Tesla Cuts Vehicle Prices Yet Again

So far in 2023, Tesla has cut the base price for Model Y and Model 3 by 20% and 11% respectively. It has slashed the prices for the higher-priced Model S/X as well.

However, the combined share of Model S/X in Tesla’s sales mix has been falling gradually, and together they accounted for only 2.5% of its first-quarter deliveries.

Tesla delivered 422,875 cars in the first quarter of 2023 – which is 36% higher YoY and slightly higher than the fourth quarter.

The deliveries meanwhile fell short of analysts’ estimates making it the third consecutive quarter of below-par deliveries.

Also, Tesla’s production surpassed deliveries by almost 18,000 in the quarter. Last year also, it delivered 1.31 million cars which were below the 1.37 million that it produced in the year.

Tesla Escalates EV Price War Amid Mounting Competition

Tesla has set a goal of producing 1.8 million cars this year – which Musk said could rise to 2 million if everything goes right.

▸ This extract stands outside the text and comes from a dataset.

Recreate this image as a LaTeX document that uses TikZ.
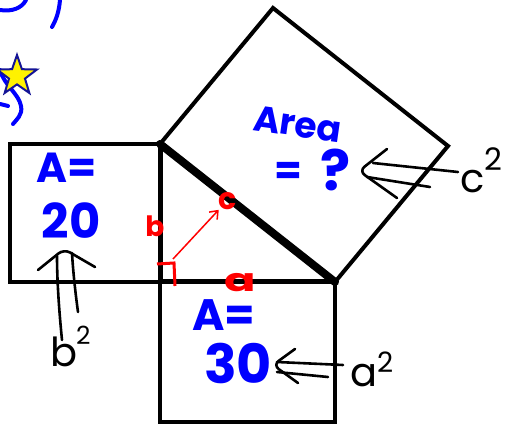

By the end of this decade, the company is targeting an annual production capacity of 20 million. One of the ways Tesla can boost the demand for its vehicles is through aggressive price cuts.

As Musk said during the company’s investor day last month, “Demand is a function of affordability not desire.”

Meanwhile, the price cuts would be invariably negative for margins – as Tesla also admitted.

Analysts polled by TIKR expect Tesla’s pre-tax margins to fall to 12.4% in the first quarter – as compared to 16% in the previous quarter.

Notably, Tesla still has quite healthy margins as both Ford and General Motors have single-digit pre-tax margins.

EV Companies Are Struggling to Post Profits

Also, the EV business of both these companies is posting losses. Ford – which would start reporting the results of its EV business separately this year – expects the segment to post a loss of $3 billion in 2023.

Notably, Ford was the second-largest EV seller in the US last year but fell to the fifth rank in the first quarter due to production-related issues. By the end of 2023, Ford is targeting an EV production capacity of 600,000.

While EV companies are under pressure to cut prices after Tesla’s price war, NIO has said that it won’t join the price war – and instead, work on improving its services.

Like almost all other startup EV companies, NIO is also posting losses and in Q4 2022 its gross margins tumbled to low single digits.

A price war would be the last thing that EV companies would want especially as many are facing a cash crunch.